**WORK INSTRUCTIONS**
Repeat the material exactly from its first line to the line that includes "const annotY = [1096, 1583, 1636, 1293, 1141, 1118];". Skip pictures.

**MATERIAL**

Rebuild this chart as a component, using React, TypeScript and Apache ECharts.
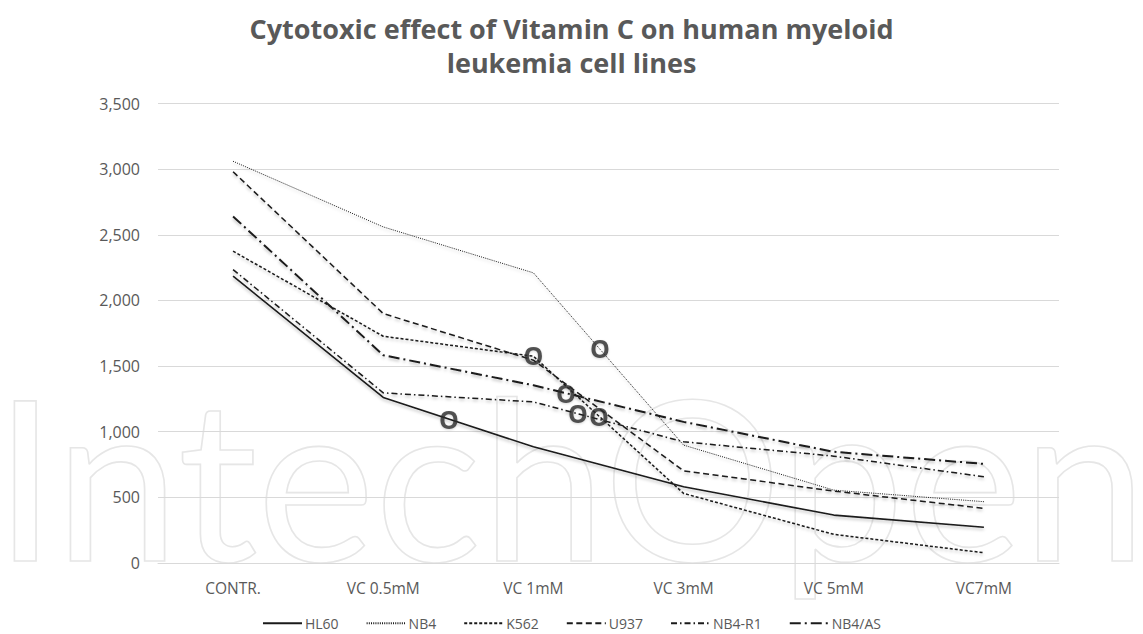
import React, { useEffect, useRef } from "react";
import * as echarts from "echarts";

const categories = ["CONTR.", "VC 0.5mM", "VC 1mM", "VC 3mM", "VC 5mM", "VC7mM"];
const hl60 = [2185, 1261, 885, 581, 365, 272];
const nb4 = [3060, 2560, 2210, 898, 555, 467];
const k562 = [2375, 1727, 1575, 530, 218, 78];
const u937 = [2980, 1900, 1545, 702, 548, 416];
const nb4r1 = [2235, 1296, 1227, 923, 814, 657];
const nb4as = [2640, 1583, 1354, 1075, 847, 755];

// significance markers "O" (x as fractional category index, y as value)
const annotX = [1.438, 2.0, 2.443, 2.217, 2.297, 2.437];
const annotY = [1096, 1583, 1636, 1293, 1141, 1118];

const seriesDefs = [
  { name: "HL60", data: hl60, dash: "solid" as any, width: 1.6 },
  { name: "NB4", data: nb4, dash: [1, 1.2], width: 1 },
  { name: "K562", data: k562, dash: [3, 2], width: 1.5 },
  { name: "U937", data: u937, dash: [6, 3.5], width: 1.5 },
  { name: "NB4-R1", data: nb4r1, dash: [6, 3, 1.5, 3], width: 1.5 },
  { name: "NB4/AS", data: nb4as, dash: [11, 4, 2, 4], width: 2 },
];

const FONT = "'Open Sans', 'Noto Sans', sans-serif";

export default function App() {
  const ref = useRef<HTMLDivElement>(null);
  useEffect(() => {
    if (!ref.current) return;
    const chart = echarts.init(ref.current, null, { renderer: "svg" });
    const lineSeries = seriesDefs.map((s) => ({
      name: s.name,
      type: "line",
      data: s.data,
      symbol: "none",
      xAxisIndex: 0,
      yAxisIndex: 0,
      z: 3,
      lineStyle: {
        color: "#1a1a1a",
        width: s.width,
        type: s.dash,
        shadowColor: "rgba(0,0,0,0.25)",
        shadowBlur: 3,
        shadowOffsetY: 2,
      },
      itemStyle: { color: "#1a1a1a" },
    }));
    chart.setOption({
      animation: false,
      backgroundColor: "#ffffff",
      title: {
        text: "Cytotoxic effect of Vitamin C on human myeloid\nleukemia cell lines",
        left: "center",
        top: 6,
        textStyle: {
          fontFamily: FONT,
          fontWeight: "bold",
          fontSize: 27,
          lineHeight: 34,
          color: "#595959",
        },
      },
      graphic: [
        {
          type: "text",
          silent: true,
          z: -10,
          style: {
            text: "IntechOpen",
            x: -6,
            y: 586,
            fontFamily: "Lato, sans-serif",
            fontSize: 223,
            fontWeight: "normal",
            fill: "rgba(255,255,255,0)",
            stroke: "#e6e6e6",
            lineWidth: 1.6,
            verticalAlign: "bottom",
          },
        },
      ],
      legend: {
        top: 611,
        left: "center",
        itemWidth: 39,
        itemHeight: 18,
        itemGap: 27,
        itemStyle: { opacity: 0 },
        data: seriesDefs.map((s) => s.name),
        textStyle: { fontFamily: FONT, fontSize: 14, color: "#595959", padding: [0, 0, 0, -2] },
      },
      grid: { left: 158, right: 84, top: 103.5, bottom: 71 },
      xAxis: [
        {
          type: "category",
          data: categories,
          boundaryGap: true,
          axisLine: { show: true, lineStyle: { color: "#d9d9d9", width: 1 } },
          axisTick: { show: false },
          axisLabel: { fontFamily: FONT, fontSize: 15.5, color: "#595959", margin: 17 },
        },
        {
          type: "value",
          min: -0.5,
          max: 5.5,
          show: false,
        },
      ],
      yAxis: {
        type: "value",
        min: 0,
        max: 3500,
        interval: 500,
        axisLine: { show: false },
        axisTick: { show: false },
        splitLine: { lineStyle: { color: "#d9d9d9", width: 1 } },
        axisLabel: {
          fontFamily: FONT,
          fontSize: 16,
          color: "#595959",
          margin: 18,
          formatter: (v: number) => v.toLocaleString("en-US"),
        },
      },
      series: [
        ...lineSeries,
        {
          name: "markers",
          type: "scatter",
          xAxisIndex: 1,
          yAxisIndex: 0,
          z: 5,
          symbolSize: 1,
          itemStyle: { color: "rgba(0,0,0,0)" },
          data: annotX.map((x, i) => [x, annotY[i]]),
          label: {
            show: true,
            position: "inside",
            formatter: "O",
            fontFamily: FONT,
            fontWeight: "bold",
            fontSize: 25,
            color: "#2b2b2b",
            textShadowColor: "rgba(0,0,0,0.2)",
            textShadowBlur: 2,
            textShadowOffsetY: 1,
          },
        },
      ],
    });
    return () => chart.dispose();
  }, []);
  return (
    <div
      ref={ref}
      style={{ position: "fixed", left: 0, top: 0, width: 1143, height: 634 }}
    />
  );
}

**COMPLETE OUTPUT**
Rebuild this chart as a component, using React, TypeScript and Apache ECharts.
import React, { useEffect, useRef } from "react";
import * as echarts from "echarts";

const categories = ["CONTR.", "VC 0.5mM", "VC 1mM", "VC 3mM", "VC 5mM", "VC7mM"];
const hl60 = [2185, 1261, 885, 581, 365, 272];
const nb4 = [3060, 2560, 2210, 898, 555, 467];
const k562 = [2375, 1727, 1575, 530, 218, 78];
const u937 = [2980, 1900, 1545, 702, 548, 416];
const nb4r1 = [2235, 1296, 1227, 923, 814, 657];
const nb4as = [2640, 1583, 1354, 1075, 847, 755];

// significance markers "O" (x as fractional category index, y as value)
const annotX = [1.438, 2.0, 2.443, 2.217, 2.297, 2.437];
const annotY = [1096, 1583, 1636, 1293, 1141, 1118];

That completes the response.